### The problem
Search the listing for the string "chart" and copy every line that contains it.
----
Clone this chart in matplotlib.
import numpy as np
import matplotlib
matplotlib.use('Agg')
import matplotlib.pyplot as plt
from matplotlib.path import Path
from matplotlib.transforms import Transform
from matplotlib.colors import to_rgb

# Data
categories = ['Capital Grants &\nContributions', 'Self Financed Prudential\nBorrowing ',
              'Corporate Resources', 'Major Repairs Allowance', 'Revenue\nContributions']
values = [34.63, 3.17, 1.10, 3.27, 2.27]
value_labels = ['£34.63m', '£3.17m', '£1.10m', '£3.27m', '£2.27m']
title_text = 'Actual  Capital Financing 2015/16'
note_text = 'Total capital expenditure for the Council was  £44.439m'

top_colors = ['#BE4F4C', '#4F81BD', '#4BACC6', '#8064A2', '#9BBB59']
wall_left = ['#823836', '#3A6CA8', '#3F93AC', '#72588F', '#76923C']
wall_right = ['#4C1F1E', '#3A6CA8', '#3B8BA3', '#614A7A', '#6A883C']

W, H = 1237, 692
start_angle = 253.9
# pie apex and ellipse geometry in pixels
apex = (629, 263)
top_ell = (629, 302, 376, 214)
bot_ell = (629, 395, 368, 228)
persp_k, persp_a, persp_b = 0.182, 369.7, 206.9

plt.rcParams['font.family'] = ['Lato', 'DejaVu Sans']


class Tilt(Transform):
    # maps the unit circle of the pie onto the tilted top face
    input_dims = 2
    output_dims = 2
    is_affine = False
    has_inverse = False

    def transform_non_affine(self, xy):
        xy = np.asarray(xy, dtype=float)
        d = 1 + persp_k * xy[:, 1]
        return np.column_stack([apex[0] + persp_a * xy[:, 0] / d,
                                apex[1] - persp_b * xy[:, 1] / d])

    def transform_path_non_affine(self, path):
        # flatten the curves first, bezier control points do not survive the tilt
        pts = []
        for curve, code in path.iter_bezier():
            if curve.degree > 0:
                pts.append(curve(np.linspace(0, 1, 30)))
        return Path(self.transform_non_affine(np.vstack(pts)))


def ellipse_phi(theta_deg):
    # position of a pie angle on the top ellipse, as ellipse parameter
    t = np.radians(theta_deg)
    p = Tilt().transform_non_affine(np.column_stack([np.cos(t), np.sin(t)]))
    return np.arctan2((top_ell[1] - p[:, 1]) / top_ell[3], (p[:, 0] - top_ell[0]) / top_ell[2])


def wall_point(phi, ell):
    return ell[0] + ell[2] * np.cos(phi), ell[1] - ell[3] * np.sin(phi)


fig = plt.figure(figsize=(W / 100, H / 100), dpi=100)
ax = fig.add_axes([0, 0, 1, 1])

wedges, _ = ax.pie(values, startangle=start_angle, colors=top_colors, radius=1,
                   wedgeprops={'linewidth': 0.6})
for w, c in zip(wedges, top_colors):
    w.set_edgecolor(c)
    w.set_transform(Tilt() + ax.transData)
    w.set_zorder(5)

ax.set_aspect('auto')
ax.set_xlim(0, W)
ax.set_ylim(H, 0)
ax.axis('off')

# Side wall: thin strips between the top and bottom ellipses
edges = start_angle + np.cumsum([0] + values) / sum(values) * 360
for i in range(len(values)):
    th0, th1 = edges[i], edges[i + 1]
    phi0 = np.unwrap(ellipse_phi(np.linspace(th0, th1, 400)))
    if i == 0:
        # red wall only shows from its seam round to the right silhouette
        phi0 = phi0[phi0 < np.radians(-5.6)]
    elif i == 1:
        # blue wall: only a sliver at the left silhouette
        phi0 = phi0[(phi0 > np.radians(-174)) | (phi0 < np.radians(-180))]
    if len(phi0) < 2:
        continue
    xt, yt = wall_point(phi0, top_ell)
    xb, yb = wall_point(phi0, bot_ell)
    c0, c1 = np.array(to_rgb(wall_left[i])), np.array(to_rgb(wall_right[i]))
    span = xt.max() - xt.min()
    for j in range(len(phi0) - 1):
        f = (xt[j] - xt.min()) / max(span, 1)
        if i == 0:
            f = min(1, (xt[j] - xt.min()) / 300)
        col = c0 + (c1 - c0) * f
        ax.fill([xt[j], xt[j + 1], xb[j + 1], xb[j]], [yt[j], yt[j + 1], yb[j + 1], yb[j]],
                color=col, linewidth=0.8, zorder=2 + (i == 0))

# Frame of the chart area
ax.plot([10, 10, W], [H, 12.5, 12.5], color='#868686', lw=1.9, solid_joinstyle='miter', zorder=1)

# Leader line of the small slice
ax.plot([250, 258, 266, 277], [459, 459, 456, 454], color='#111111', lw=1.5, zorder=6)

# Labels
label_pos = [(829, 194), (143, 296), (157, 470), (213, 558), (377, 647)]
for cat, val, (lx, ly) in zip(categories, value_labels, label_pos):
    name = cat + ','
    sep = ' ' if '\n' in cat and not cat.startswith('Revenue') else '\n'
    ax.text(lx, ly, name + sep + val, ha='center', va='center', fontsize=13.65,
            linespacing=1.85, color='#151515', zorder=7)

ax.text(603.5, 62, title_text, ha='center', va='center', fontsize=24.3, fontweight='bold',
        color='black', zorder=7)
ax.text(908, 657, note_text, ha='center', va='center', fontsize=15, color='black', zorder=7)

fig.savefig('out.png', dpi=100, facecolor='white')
----
### Solution to this task
Clone this chart in matplotlib.
# Frame of the chart area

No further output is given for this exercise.